If you're interested in the question of academic journals, there's a lot of good stuff in this comment thread. The consensus seems to be that they made sense at one point in time when you needed someone to take on the job of choosing good research and collecting it for libraries, and now they survive because they're a) profitable for the publishers and b) serving an advancement function for academics. Indeed, Neil Sinhababu, about as public-spirited a thinker as you'll find, writes:
I'd love it if the government could buy the journals out of the publishers' hands and open them to the public. I hear that some of that has happened in the sciences. The money taxpayers pay out in doing that would soon be recouped, at least in part, by public university academic libraries not having to pay subscription fees. Bonus: Ezra and other ordinary folk get to read my stuff without paying.But I'm going to keep sending most of my papers to old-line journals that Ezra can't read and hoping they get accepted. After I got a paper accepted in Philosophical Review two months ago (it's perhaps the top journal in the discipline), one of my colleagues told me that at some places, people can get tenure just for that! I'd love to have more people read my stuff, but if I just put it on the web for free hardly anybody would even know it was there, or that it was worth reading. Get it into Philosophical Review, and I'm assured that my colleagues will see it, my adversaries will respond to it, and people hiring or promoting me will be impressed.
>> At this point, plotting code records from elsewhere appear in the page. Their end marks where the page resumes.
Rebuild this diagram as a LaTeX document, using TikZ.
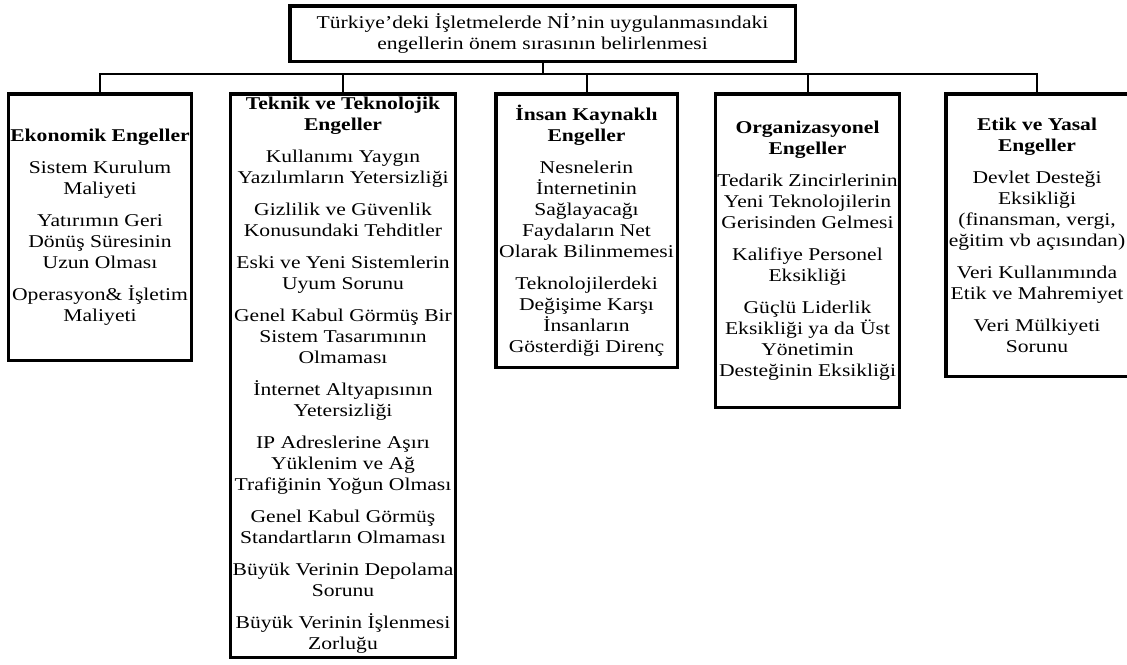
\documentclass[tikz,border=0pt]{standalone}
\usepackage{fontspec}
\setmainfont[FakeStretch=1.2]{Liberation Serif}

\begin{document}
\begin{tikzpicture}[
    x=1pt, y=-1pt,
    engel/.style={
        rectangle, draw=black, line width=3.5pt, fill=white,
        align=center, anchor=north, inner sep=2pt,
        font=\fontsize{18}{21}\selectfont
    },
    line/.style={line width=2pt, color=black}
]
    \useasboundingbox (0,0) rectangle (1127,664);
    % Nodes
    \node (title) [engel, minimum width=505.5pt, minimum height=55.5pt] at (542.5,4)
        {Türkiye’deki İşletmelerde Nİ’nin uygulanmasındaki\\engellerin önem sırasının belirlenmesi};
    \node (eko) [engel, minimum width=182.5pt, minimum height=266.5pt] at (100,92)
        {\textbf{Ekonomik Engeller}\\[11pt]
         Sistem Kurulum\\Maliyeti\\[11pt]
         Yatırımın Geri\\Dönüş Süresinin\\Uzun Olması\\[11pt]
         Operasyon\& İşletim\\Maliyeti};
    \node (tek) [engel, minimum width=224.5pt, minimum height=563.5pt] at (343,92)
        {\textbf{Teknik ve Teknolojik}\\\textbf{Engeller}\\[11pt]
         Kullanımı Yaygın\\Yazılımların Yetersizliği\\[11pt]
         Gizlilik ve Güvenlik\\Konusundaki Tehditler\\[11pt]
         Eski ve Yeni Sistemlerin\\Uyum Sorunu\\[11pt]
         Genel Kabul Görmüş Bir\\Sistem Tasarımının\\Olmaması\\[11pt]
         İnternet Altyapısının\\Yetersizliği\\[11pt]
         IP Adreslerine Aşırı\\Yüklenim ve Ağ\\Trafiğinin Yoğun Olması\\[11pt]
         Genel Kabul Görmüş\\Standartların Olmaması\\[11pt]
         Büyük Verinin Depolama\\Sorunu\\[11pt]
         Büyük Verinin İşlenmesi\\Zorluğu};
    \node (insan) [engel, minimum width=181.5pt, minimum height=273.5pt] at (586.5,92)
        {\textbf{İnsan Kaynaklı}\\\textbf{Engeller}\\[11pt]
         Nesnelerin\\İnternetinin\\Sağlayacağı\\Faydaların Net\\Olarak Bilinmemesi\\[11pt]
         Teknolojilerdeki\\Değişime Karşı\\İnsanların\\Gösterdiği Direnç};
    \node (org) [engel, minimum width=181.5pt, minimum height=313.5pt] at (807.5,92)
        {\textbf{Organizasyonel}\\\textbf{Engeller}\\[11pt]
         Tedarik Zincirlerinin\\Yeni Teknolojilerin\\Gerisinden Gelmesi\\[11pt]
         Kalifiye Personel\\Eksikliği\\[11pt]
         Güçlü Liderlik\\Eksikliği ya da Üst\\Yönetimin\\Desteğinin Eksikliği};
    \node (etik) [engel, minimum width=182.5pt, minimum height=282.5pt] at (1037,92)
        {\textbf{Etik ve Yasal}\\\textbf{Engeller}\\[11pt]
         Devlet Desteği\\Eksikliği\\(finansman, vergi,\\eğitim vb açısından)\\[11pt]
         Veri Kullanımında\\Etik ve Mahremiyet\\[11pt]
         Veri Mülkiyeti\\Sorunu};
    % Connections
    \coordinate (bar) at (542.5,74);
    \draw [line] (title.south) -- (bar);
    \draw [line] (bar) -| (eko.north);
    \draw [line] (bar) -| (tek.north);
    \draw [line] (bar) -| (insan.north);
    \draw [line] (bar) -| (org.north);
    \draw [line] (bar) -| (etik.north);
\end{tikzpicture}
\end{document}
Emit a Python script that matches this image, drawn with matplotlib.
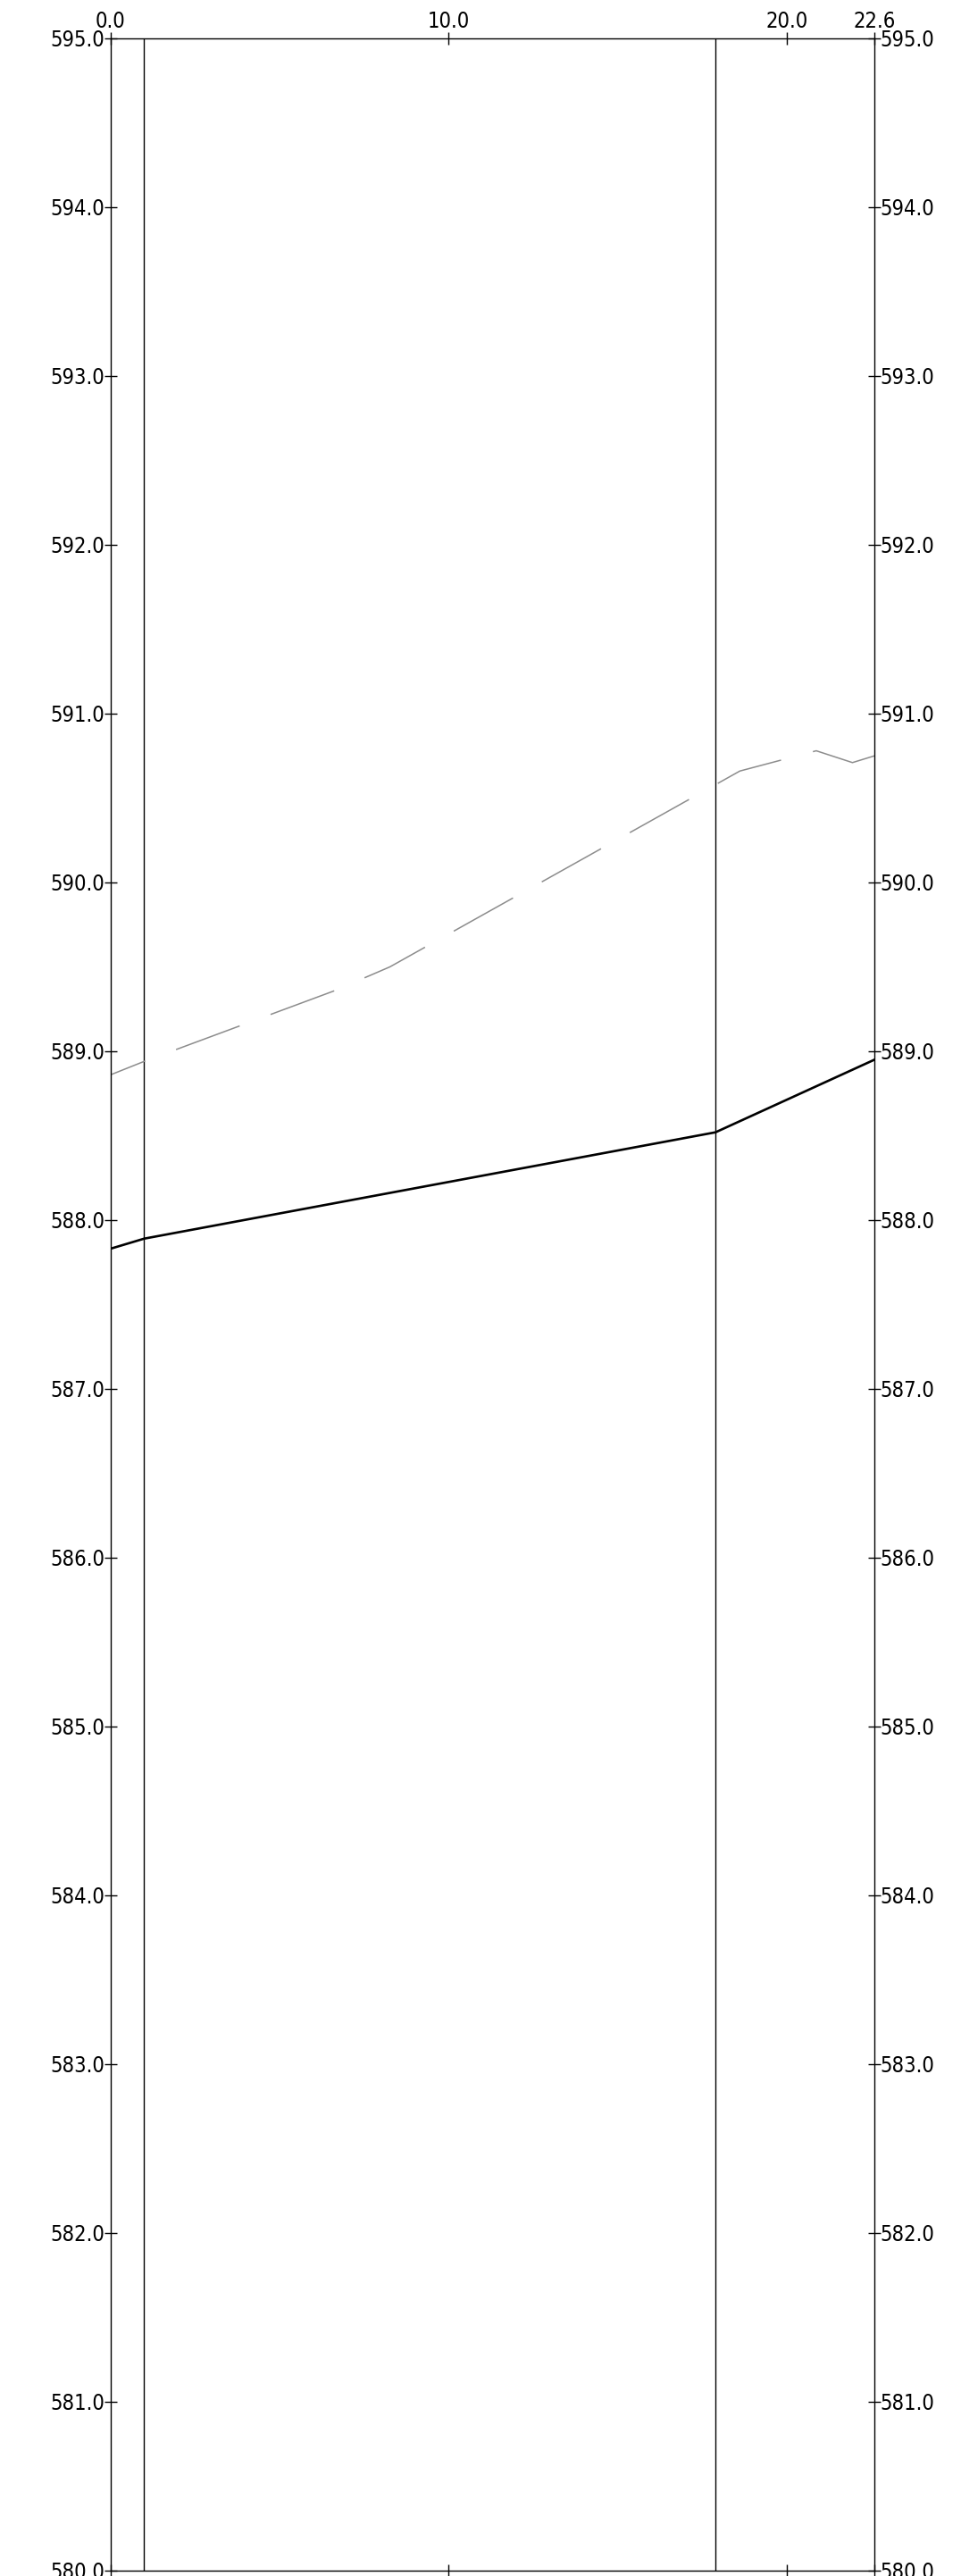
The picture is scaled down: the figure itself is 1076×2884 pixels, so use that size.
import matplotlib
matplotlib.use("Agg")
import matplotlib.pyplot as plt

# profile data
x_ticks = [0.0, 10.0, 20.0, 22.6]
y_ticks = [580.0 + i for i in range(16)]
section_x = [1.0, 17.9]

# solid black line (design level)
line_x = [0.0, 1.0, 17.9, 22.6]
line_y = [587.83, 587.89, 588.52, 588.95]

# grey dashed line (existing ground)
ground_x = [0.0, 1.0, 6.65, 8.27, 18.62, 20.88, 21.95, 22.6]
ground_y = [588.86, 588.94, 589.36, 589.50, 590.66, 590.78, 590.71, 590.75]

plt.rcParams['font.family'] = ['DejaVu Sans']
plt.rcParams['font.stretch'] = 'condensed'
plt.rcParams['lines.scale_dashes'] = False

fig = plt.figure(figsize=(10.76, 28.84), dpi=100)
ax = fig.add_axes([0.1148, 0.0021, 0.7951, 0.9830])

for xs in section_x:
    ax.axvline(xs, color='black', lw=1.0)

ax.plot(ground_x, ground_y, color='#8c8c8c', lw=1.1,
        linestyle=(24.5, (54.7, 26.6)))
ax.plot(line_x, line_y, color='black', lw=1.9)

ax.set_xlim(0, 22.6)
ax.set_ylim(580, 595)
ax.set_xticks(x_ticks)
ax.set_xticklabels(['%.1f' % v for v in x_ticks])
ax.set_yticks(y_ticks)
ax.set_yticklabels(['%.1f' % v for v in y_ticks])

ax.tick_params(axis='both', direction='inout', length=9.4, width=1.0,
               labelsize=17, pad=0)
ax.tick_params(axis='x', top=True, bottom=True, labeltop=True, labelbottom=False)
ax.tick_params(axis='y', left=True, right=True, labelleft=True, labelright=True)

for sp in ax.spines.values():
    sp.set_linewidth(1.0)
    sp.set_color('black')

fig.savefig('out.png', dpi=100)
A sidenote here is that the incentives are all mucked up. If researchers had to buy individual subscriptions to these incredibly expensive journals, the outcry would end the practice in a day. But they don't. The university libraries pay the fee, put everything in searchable form, and so the main consumers of the research -- academics -- are taken care of. In theory, the university libraries should want to stop paying the fee, but that's a collective action problem on the one hand (no one university could unilaterally stop providing access as its researchers would suffer) and arguably a bureaucratic problem on the other, as it's good for the library staff to still be the access point to the journals. And the losers are, well, all of us, who can't read and benefit from the research.